## WHAT TO PRODUCE
Write out the material exactly, leaving every picture behind.
==== DATA SHOWN
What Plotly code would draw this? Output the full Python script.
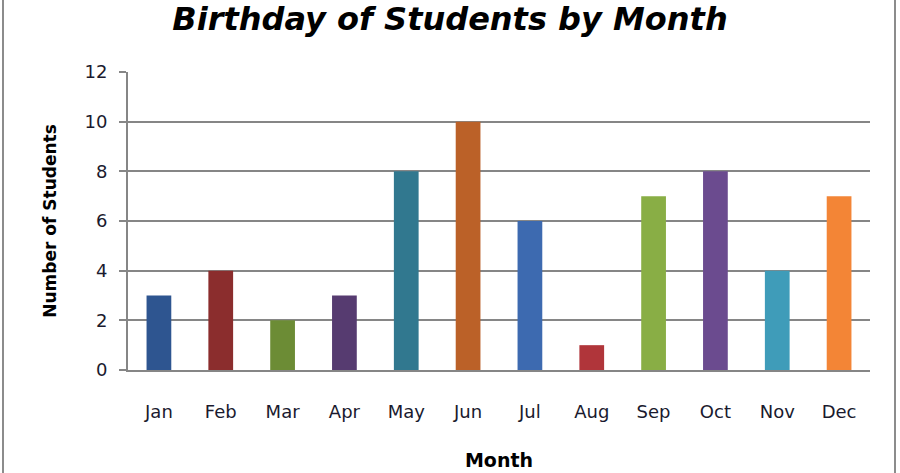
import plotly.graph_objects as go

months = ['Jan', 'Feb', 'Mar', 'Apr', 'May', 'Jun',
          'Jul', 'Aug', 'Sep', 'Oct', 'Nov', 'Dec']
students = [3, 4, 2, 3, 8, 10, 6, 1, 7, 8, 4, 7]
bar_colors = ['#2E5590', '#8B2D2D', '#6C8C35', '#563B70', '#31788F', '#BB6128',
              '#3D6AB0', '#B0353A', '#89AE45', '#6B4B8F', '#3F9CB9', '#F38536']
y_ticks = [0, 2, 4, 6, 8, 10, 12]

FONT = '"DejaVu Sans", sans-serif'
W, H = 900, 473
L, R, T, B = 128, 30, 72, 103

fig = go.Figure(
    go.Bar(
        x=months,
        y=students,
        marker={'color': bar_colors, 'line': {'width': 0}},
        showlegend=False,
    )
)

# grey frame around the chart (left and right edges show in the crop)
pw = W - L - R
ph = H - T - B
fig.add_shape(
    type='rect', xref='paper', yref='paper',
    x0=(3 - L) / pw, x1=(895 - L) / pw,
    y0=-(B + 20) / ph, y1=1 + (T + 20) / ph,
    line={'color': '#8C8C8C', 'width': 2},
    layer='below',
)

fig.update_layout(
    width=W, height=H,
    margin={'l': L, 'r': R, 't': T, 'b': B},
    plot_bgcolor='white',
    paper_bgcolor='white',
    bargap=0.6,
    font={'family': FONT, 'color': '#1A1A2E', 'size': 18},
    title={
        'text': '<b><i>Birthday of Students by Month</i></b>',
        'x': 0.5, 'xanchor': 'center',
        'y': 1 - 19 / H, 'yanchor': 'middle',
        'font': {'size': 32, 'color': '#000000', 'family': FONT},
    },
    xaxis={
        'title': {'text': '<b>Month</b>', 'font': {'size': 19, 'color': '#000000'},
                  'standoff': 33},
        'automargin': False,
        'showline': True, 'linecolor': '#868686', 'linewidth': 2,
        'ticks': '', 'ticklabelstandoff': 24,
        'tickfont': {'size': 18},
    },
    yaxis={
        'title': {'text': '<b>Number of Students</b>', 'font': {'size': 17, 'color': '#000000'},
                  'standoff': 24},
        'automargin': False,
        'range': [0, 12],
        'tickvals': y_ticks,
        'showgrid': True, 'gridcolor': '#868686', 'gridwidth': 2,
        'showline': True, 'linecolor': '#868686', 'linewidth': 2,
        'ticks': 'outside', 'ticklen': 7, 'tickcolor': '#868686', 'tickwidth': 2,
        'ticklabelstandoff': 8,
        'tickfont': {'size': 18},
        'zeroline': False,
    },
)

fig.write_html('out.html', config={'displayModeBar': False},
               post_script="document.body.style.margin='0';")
========
## COMPLETE ANSWER
What Plotly code would draw this? Output the full Python script.
import plotly.graph_objects as go

months = ['Jan', 'Feb', 'Mar', 'Apr', 'May', 'Jun',
          'Jul', 'Aug', 'Sep', 'Oct', 'Nov', 'Dec']
students = [3, 4, 2, 3, 8, 10, 6, 1, 7, 8, 4, 7]
bar_colors = ['#2E5590', '#8B2D2D', '#6C8C35', '#563B70', '#31788F', '#BB6128',
              '#3D6AB0', '#B0353A', '#89AE45', '#6B4B8F', '#3F9CB9', '#F38536']
y_ticks = [0, 2, 4, 6, 8, 10, 12]

FONT = '"DejaVu Sans", sans-serif'
W, H = 900, 473
L, R, T, B = 128, 30, 72, 103

fig = go.Figure(
    go.Bar(
        x=months,
        y=students,
        marker={'color': bar_colors, 'line': {'width': 0}},
        showlegend=False,
    )
)

# grey frame around the chart (left and right edges show in the crop)
pw = W - L - R
ph = H - T - B
fig.add_shape(
    type='rect', xref='paper', yref='paper',
    x0=(3 - L) / pw, x1=(895 - L) / pw,
    y0=-(B + 20) / ph, y1=1 + (T + 20) / ph,
    line={'color': '#8C8C8C', 'width': 2},
    layer='below',
)

fig.update_layout(
    width=W, height=H,
    margin={'l': L, 'r': R, 't': T, 'b': B},
    plot_bgcolor='white',
    paper_bgcolor='white',
    bargap=0.6,
    font={'family': FONT, 'color': '#1A1A2E', 'size': 18},
    title={
        'text': '<b><i>Birthday of Students by Month</i></b>',
        'x': 0.5, 'xanchor': 'center',
        'y': 1 - 19 / H, 'yanchor': 'middle',
        'font': {'size': 32, 'color': '#000000', 'family': FONT},
    },
    xaxis={
        'title': {'text': '<b>Month</b>', 'font': {'size': 19, 'color': '#000000'},
                  'standoff': 33},
        'automargin': False,
        'showline': True, 'linecolor': '#868686', 'linewidth': 2,
        'ticks': '', 'ticklabelstandoff': 24,
        'tickfont': {'size': 18},
    },
    yaxis={
        'title': {'text': '<b>Number of Students</b>', 'font': {'size': 17, 'color': '#000000'},
                  'standoff': 24},
        'automargin': False,
        'range': [0, 12],
        'tickvals': y_ticks,
        'showgrid': True, 'gridcolor': '#868686', 'gridwidth': 2,
        'showline': True, 'linecolor': '#868686', 'linewidth': 2,
        'ticks': 'outside', 'ticklen': 7, 'tickcolor': '#868686', 'tickwidth': 2,
        'ticklabelstandoff': 8,
        'tickfont': {'size': 18},
        'zeroline': False,
    },
)

fig.write_html('out.html', config={'displayModeBar': False},
               post_script="document.body.style.margin='0';")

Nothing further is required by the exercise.